As for James' citation of Amos' prophecy, there're several things to look at, including the omission of verses 13, 14, and 15. To me, this indicates that this was a part of the Scripture that was seen as unfulfilled when the words were spoken. To look back on that prophecy, (we won't go into manuscriptural differences here) here goes 9:14-15: "And I will bring again the captivity of my people of Israel, and they shall build the waste cities, and inhabit them; and they shall plant vineyards, and drink the wine thereof; they shall also make gardens, and eat the fruit of them. And I will plant them upon their land, and they shall no more be pulled up out of their land which I have given them, saith the LORD thy God."

You see, we have a precedent, and I believe that it was intentional that all of it wasn't mentioned at once. Partial fulfillment?

Consider the words of Jesus in Luke 4:17-21:
"And there was delivered unto him the book of the prophet Esaias. And when he had opened the book, he found the place where it was written,
"The Spirit of the Lord is upon me, because he hath anointed me to preach the gospel to the poor; he hath sent me to heal the brokenhearted, to preach deliverance to the captives, and recovering of sight to the blind, to set at liberty them that are bruised,
"To preach the acceptable year of the Lord.
"And he closed the book, and he gave it again to the minister, and sat down. And the eyes of all them that were in the synagogue were fastened on him.
"And he began to say unto them, This day is this scripture fulfilled in your ears."
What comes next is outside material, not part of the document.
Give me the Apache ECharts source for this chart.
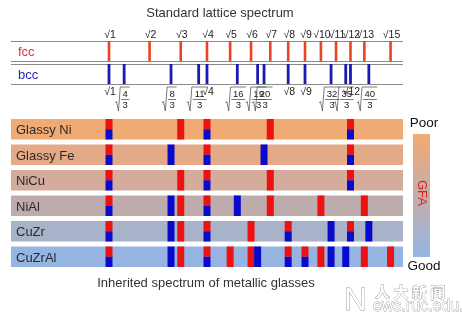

Remember Isaiah's prophecy? There was more to it that Christ had not yet come to do at that time. Isaiah 61:1-3:
"The Spirit of the Lord GOD is upon me; because the LORD hath anointed me to preach good tidings unto the meek; he hath sent me to bind up the brokenhearted, to proclaim liberty to the captives, and the opening of the prison to them that are bound;
"To proclaim the acceptable year of the LORD, and the day of vengeance of our God; to comfort all that mourn;
"To appoint unto them that mourn in Zion, to give unto them beauty for ashes, the oil of joy for mourning, the garment of praise for the spirit of heaviness; that they might be called trees of righteousness, the planting of the LORD, that he might be glorified."

There is also a distinction made between the Gentiles and Israel, in this chapter. To take "Israel" and the "Gentiles" in an allegorical manner here or anywhere else is to upset the distinctions made by the prophets themselves.

Sorry for the length, it was what was on my mind. Discussion's got me interested.


2:38 PM  
Blogger george said...

This topic was bothersome to me for the longest time. One day, upon reading through the book I mention below, a clarity came over me. I forgot all the prophecy, all the arguments about this or that, all the scriptural passages alleging to be relevant. All that mattered was "My kingdom is not of this world."

What could be simpler? You've got a lot of people arguing about interpretation, but what was said was plain. To get caught up in this business of an earthly kingdom (the 1000 Year Reich of Christ) seems to be missing the point. It is the Spiritual Reality that is pivotal, not this earthly domain, and here is where a teaching lives. We help each other to see beyond to the hidden life most people miss. We help them to see. Many people are caught in the dust of the world and have forgetten their spiritual root.

There's a very interesting book called UNION JACK, which goes into great detail about the depravity of what they call Spiritual Communism. You must take away what you can since some of this book may not jive with your sensibilities.

Another strange notion is buried in this subject: why would Jesus want to come back to oversee a system identical to the one he was preaching against? Why would Jesus want to be a dictator over an Earthly Kingdom when he said His was not earthly? You might as well say that Jesus was a Pharisee. Preposterous. You'll get more clarity talking to a Buddhist about this point than the majority of Christians who can't pull their head out of their dogma. They can't see the forest for the trees. Wasn't that a large part of His point?

The Pharisees, and their descendants, are very skilled at seeing the trees, but are missing the forest. It reminds me of that Oscar Wilde quote, which goes something like this:

A cynic is a man who knows the price of everything, but the value of nothing.

A person can know all the laws, all the scripture, but have no sense of anything deep.

My two cents.

7:53 PM  
Blogger Anne said...

Hello. I feel strange responding to this as someone sent me this link to show some of the contrasting viewpoints on preterism and also as all I wanted (well had) to say is where is it written that this is one or the other? Either His kingdom is not of earth or He's some tyrant with a palace and servants living it up. It's not of this world but it will be one day and in a sense is. He doesn't have to be a tyrant to be in charge. Proof is that He is but He's not! If He were we would probably be a lot better short-run at least but long-run some issues need to be addressed. Scriptures are pretty clear though -- new heaven AND new earth. This doesn't mean Him as the emperor of the world either. His Spirit will reign to be sure but any believer who knows His spirit and how it works doesn't have to strain to fit this into some mold where Jesus is the Alexander or Constantine or Hitler of "good." It's not only not like that but it's not like that at all. Different rules, different system, different desires on the part of the "ruler." That's right now.